Enter the torque applied to the bolt, the diameter of the bolt, and the coefficient of friction for the bolt contact to determine the clamping force.

## Clamping Force Formula

The following formula is used to calculate the axial clamping force of a bolt.

F = T / K * D

- Where F is the clamping force (N, lbs)
- T is the torque applied to the bolt (N-mm, in-lb)
- K is the friction of the bolt contact
- Steel = .2
- Cadmium = .161
- Lubricated = .17

- D is the diameter of the bolt ( mm, in )

## Clamping Force Definition

**What is a clamping force? **A clamping force is a measure of the force applied to an object that is used to oppose separating forces that are trying to move that object from it’s current locating.

## Example Problem

How to calculate clamping force?

**First, determine the torque applied to the bolt.**Using a torque wrench, the torque being applied to the bolt in this example is found to be 300 in-lbs.

**Next, determine the diameter of the bolt.**The bolt being used in this application is measure to be 2 inches.

**Next, determine the friction of the bolt.**In this example, the bolt is a standard steel bolt.
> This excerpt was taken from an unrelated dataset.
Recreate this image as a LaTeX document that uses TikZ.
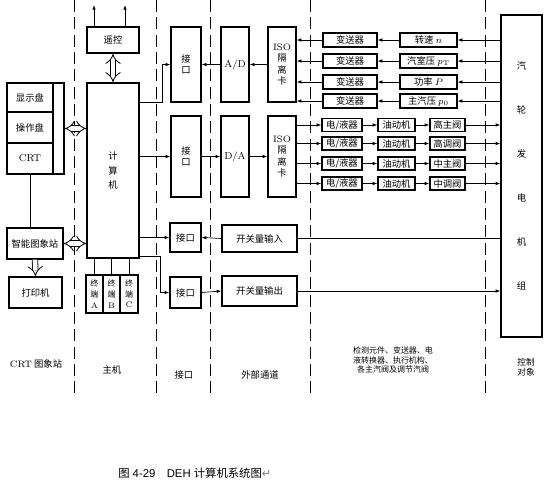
\documentclass[tikz,border=0pt]{standalone}
\usepackage{fontspec}
\setsansfont{Liberation Sans}
\newfontfamily\cjk{Noto Sans CJK SC}
\newfontfamily\symfont{DejaVu Sans}
\usetikzlibrary{arrows.meta,calc}

\tikzset{
  blk/.style={draw, line width=1pt, inner sep=0pt, align=center, font=\cjk\fontsize{7}{8.5}\selectfont},
  sz/.style 2 args={minimum width=#1*0.75pt, minimum height=#2*0.75pt},
  lnk/.style={line width=0.5pt, -{Latex[length=3.5pt,width=2.6pt]}},
  wire/.style={line width=0.5pt},
  zone/.style={line width=0.5pt, dash pattern=on 9pt off 4pt},
  dbl/.style={double, double distance=3.5pt, line width=0.6pt, {Implies}-{Implies}},
  lbl/.style={font=\cjk\fontsize{7}{8.5}\selectfont, align=center},
}

\begin{document}
\begin{tikzpicture}[x=0.75pt, y=-0.75pt]
\useasboundingbox (0,0) rectangle (544,480);

% zone borders
\foreach \x in {74,156,210,310,485}
  \draw[zone] (\x,0) -- (\x,397);

% CRT station
\node[blk, sz={57}{91}] (panel) at (35.5,128.5) {};
\node[blk, sz={46}{29}] (dsp) at (30,97.5) {显示盘};
\node[blk, sz={46}{31}] (opr) at (30,127.5) {操作盘};
\node[blk, sz={46}{31}, font=\rmfamily\fontsize{7.5}{9}\selectfont] (crt) at (30,158.5) {CRT};
\node[blk, sz={56}{31}] (station) at (35,243.5) {智能图象站};
\node[blk, sz={53}{31}] (printer) at (35.5,292.5) {打印机};

% host
\node[blk, sz={52}{26}] (remote) at (113,40) {遥控};
\node[blk, sz={52}{175}, font=\cjk\fontsize{7}{11}\selectfont] (comp) at (113,170.5) {计\\算\\机};
\node[blk, sz={17}{38}, font=\cjk\fontsize{6}{8}\selectfont] (termA) at (94.5,294) {终\\端\\{\rmfamily A}};
\node[blk, sz={17}{38}, font=\cjk\fontsize{6}{8}\selectfont] (termB) at (111.5,294) {终\\端\\{\rmfamily B}};
\node[blk, sz={18}{38}, font=\cjk\fontsize{6}{8}\selectfont] (termC) at (129,294) {终\\端\\{\rmfamily C}};

% interfaces
\node[blk, sz={30}{75}] (ifA) at (186,64.5) {接\\口};
\node[blk, sz={30}{81}] (ifB) at (186,156.5) {接\\口};
\node[blk, sz={31}{29}] (ifC) at (185.5,237.5) {接口};
\node[blk, sz={31}{31}] (ifD) at (185.5,292.5) {接口};

% external channels
\node[blk, sz={28}{75}, font=\rmfamily\fontsize{7.5}{9}\selectfont] (ad) at (235,64.5) {A/D};
\node[blk, sz={28}{81}, font=\rmfamily\fontsize{7.5}{9}\selectfont] (da) at (235,156.5) {D/A};
\node[blk, sz={28}{75}, font=\cjk\fontsize{7}{8.5}\selectfont] (isoA) at (282,64.5) {{\rmfamily ISO}\\隔\\离\\卡};
\node[blk, sz={28}{81}, font=\cjk\fontsize{7}{8.5}\selectfont] (isoB) at (282,156.5) {{\rmfamily ISO}\\隔\\离\\卡};
\node[blk, sz={75}{27}] (swin) at (259.5,238.5) {开关量输入};
\node[blk, sz={75}{30}] (swout) at (259.5,291) {开关量输出};

% transmitters and sensors
\node[blk, sz={54}{14}] (tx1) at (350,40) {变送器};
\node[blk, sz={54}{14}] (tx2) at (350,61) {变送器};
\node[blk, sz={54}{14}] (tx3) at (350,82) {变送器};
\node[blk, sz={54}{14}] (tx4) at (350,101) {变送器};
\node[blk, sz={57}{14}] (sn1) at (428.5,40) {转速 $n$};
\node[blk, sz={57}{14}] (sn2) at (428.5,61) {汽室压 $p_{\mathrm{T}}$};
\node[blk, sz={57}{14}] (sn3) at (428.5,82) {功率 $P$};
\node[blk, sz={57}{14}] (sn4) at (428.5,101) {主汽压 $p_0$};

% actuators
\node[blk, sz={40}{13}] (ev1) at (342,125) {电/液器};
\node[blk, sz={40}{13}] (ev2) at (342,143.5) {电/液器};
\node[blk, sz={40}{13}] (ev3) at (342,163.5) {电/液器};
\node[blk, sz={40}{13}] (ev4) at (342,183.5) {电/液器};
\node[blk, sz={37}{13}] (om1) at (396.5,125) {油动机};
\node[blk, sz={37}{13}] (om2) at (396.5,143.5) {油动机};
\node[blk, sz={37}{13}] (om3) at (396.5,163.5) {油动机};
\node[blk, sz={37}{13}] (om4) at (396.5,183.5) {油动机};
\node[blk, sz={35}{13}] (vl1) at (447.5,125) {高主阀};
\node[blk, sz={35}{13}] (vl2) at (447.5,143.5) {高调阀};
\node[blk, sz={35}{13}] (vl3) at (447.5,163.5) {中主阀};
\node[blk, sz={35}{13}] (vl4) at (447.5,183.5) {中调阀};

% plant
\node[blk, sz={41}{322}, font=\cjk\fontsize{7}{33}\selectfont] (turb) at (521.5,176) {汽\\轮\\发\\电\\机\\组};

% host connections
\coordinate (rc1) at (94,5);
\coordinate (rc2) at (125,5);
\draw[lnk] (remote.north -| rc1) -- (rc1);
\draw[lnk] (remote.north -| rc2) -- (rc2);
\draw[dbl] (remote) -- (comp);
\draw[dbl] (panel.east) -- (panel.east -| comp.west);
\draw[dbl] (station.east) -- (station.east -| comp.west);
\draw[wire] (crt.south) -- (crt.south |- station.north);
\draw[double, double distance=3.5pt, line width=0.6pt, -{Implies}] (station.south) -- (printer.north);
\foreach \t in {termA,termB,termC}
  \draw[wire] (\t.north |- comp.south) -- (\t.north);

% computer to interfaces
\draw[lnk] (comp.east |- ifA.south) -- ++(23,0) |- (ifA.west);
\draw[lnk] (ifB.west -| comp.east) -- (ifB.west);
\draw[lnk] (ifC.west -| comp.east) -- (ifC.west);
\draw[lnk] ([yshift=1.5pt]comp.south east) -- ++(21,0) |- (ifD.west);

% channels
\draw[lnk] (ad.west) -- (ifA.east);
\draw[lnk] (isoA.west) -- (ad.east);
\draw[lnk] (ifB.east) -- (da.west);
\draw[lnk] (da.east) -- (isoB.west);
\draw[lnk] (swin.west) -- (ifC.east);
\draw[lnk] (ifD.east) -- (swout.west);
\draw[wire] (swin.east) -- (swin.east -| turb.west);
\draw[lnk] (swout.east) -- (swout.east -| turb.west);

% measurement rows
\foreach \i in {1,2,3,4} {
  \draw[lnk] (sn\i.east -| turb.west) -- (sn\i.east);
  \draw[lnk] (sn\i.west) -- (tx\i.east);
  \draw[lnk] (tx\i.west) -- (tx\i.west -| isoA.east);
}

% actuator rows
\foreach \i in {1,2,3,4} {
  \draw[lnk] (ev\i.west -| isoB.east) -- (ev\i.west);
  \draw[lnk] (ev\i.east) -- (om\i.west);
  \draw[lnk] (om\i.east) -- (vl\i.west);
  \draw[lnk] (vl\i.east) -- (vl\i.east -| turb.west);
}

% zone labels
\node[lbl] (lcrt) at (36,364) {{\rmfamily CRT} 图象站};
\node[lbl] (lhost) at (112,370) {主机};
\node[lbl] (lif) at (184,375) {接口};
\node[lbl] (lext) at (260,375) {外部通道};
\node[lbl, font=\cjk\fontsize{6}{7}\selectfont] (lmeas) at (393,360) {检测元件、变送器、电\\液转换器、执行机构、\\各主汽阀及调节汽阀};
\node[lbl, font=\cjk\fontsize{6.5}{7.5}\selectfont] (lobj) at (526,367) {控制\\对象};

% caption
\node[anchor=west, inner sep=0pt, font=\sffamily\fontsize{8.5}{10}\selectfont] (cap) at (118,473)
  {{\cjk 图} 4-29\quad DEH {\cjk 计算机系统图}{\symfont\color{gray}↵}};
\end{tikzpicture}
\end{document}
The friction is assumed to be .2. In reality this could vary slightly depending on several factors, but .2 is a good estimate.

**Finally, calculate the clamping force.**Using the formula, the clamping force is found to be 300/(2*.2) = 750 lbs of force.

## About Clamping Force

**What is clamping force measure in? **A clamping force is typically measure using units of lbs or newtons. Clamping forces use the same units as any other force metric.

**Does clamping force increase with number of bolts? **Increase the number of bolts on a fixture will increase the clamping force. Typically the total clamping force would be approximately the sum of each of the clamping forces provided by the individual bolts.

**How much clamping force do i need? **One way to determine how much clamping force you need is to first determine a factor of safety. That is how much more than the exact required amount you want to design for. In general a factor of safety of 2 or more is recommended. Next, determine the exact force that object may see during operation and then multiply by the factor of safety.